Les États, et les organisations internationales, au premier chef. Car un problème planétaire ne peut être résolu qu’à cette échelle d’organisation. Ce n’est pas un bon moyen, c’est le seul que nous ayons sous le coude. Il leur faudra contraindre les firmes à se soumettre à l’intérêt général. Cela exige une refonte complète des dogmes qui structurent nos croyances économiques. Il nous faudra renoncer à la croyance en la croissance, accepter les limites physiques du monde, s’en arranger avec autant d’équité que possible pour que tout le monde ait de quoi vivre décemment. Faute de quoi ce sera l’enfer sur Terre. Non parce que les ressources viendront à manquer, mais parce que les sociétés anticiperont avant qu’elles manquent, et tenteront de se les approprier par la violence. Et l’histoire nous montre que plus nous approchons des limites, plus le contexte nous pousse aux extrêmes.

 

Les pays les plus menacés sur le plan environnemental sont souvent des PMA. Comment ces pays peuvent-ils concilier la satisfaction des besoins primaires à court terme et le changement de société pour atteindre le développement durable ?

Ils ne le peuvent pas, en tout cas pas au niveau requis. Il faut accepter des transferts massifs de richesse des pays riches vers les PMA, pour les aider à être résilients, en passant par exemple des marchés : vous sauvez votre forêt tropicale, on vous paye en conséquence pour le service rendu en termes de biodiversité et de captation carbone. Et il faudra accepter de réensauvager une part substantielle de la planète, pour que le vivant soit préservé. Cela veut dire laisser libre de production humaine une part substantielle des biotopes, tout en les surveillant, en intervenant pour les protéger – car ils ont été trop artificialisés pour retrouver du jour au lendemain une dynamique stable.

 

L'interviewé :

Laurent Testot est journaliste, conférencier et formateur.
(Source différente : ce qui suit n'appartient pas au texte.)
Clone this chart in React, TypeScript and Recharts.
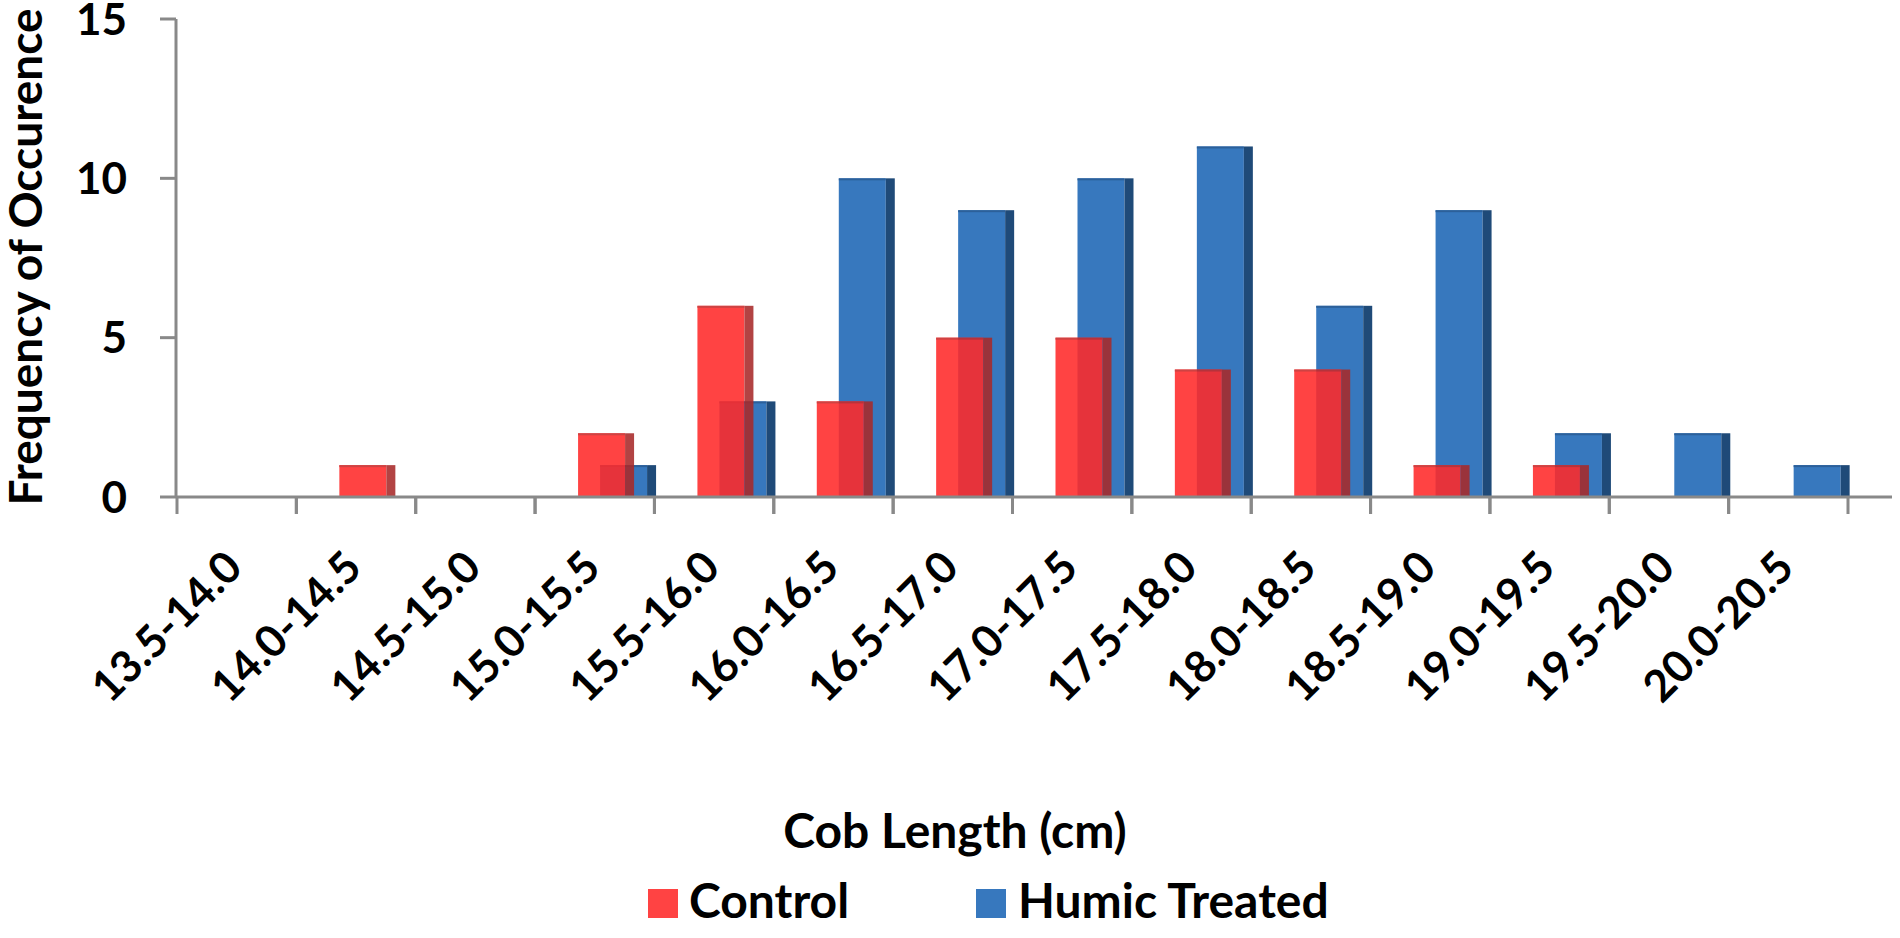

Il est notamment l’auteur de Cataclysmes. Une histoire environnementale de l’humanité aux éditions Payot, en 2017,  et lauréat 2018 du prix Léon de Rosen de l’Académie française ; puis La Nouvelle Histoire du Monde, en 2019. Il a récemment dirigé, avec Laurent Aillet, Collapsus. Changer ou disparaître ? Le vrai bilan sur notre planète, Paris, Albin Michel, 2020.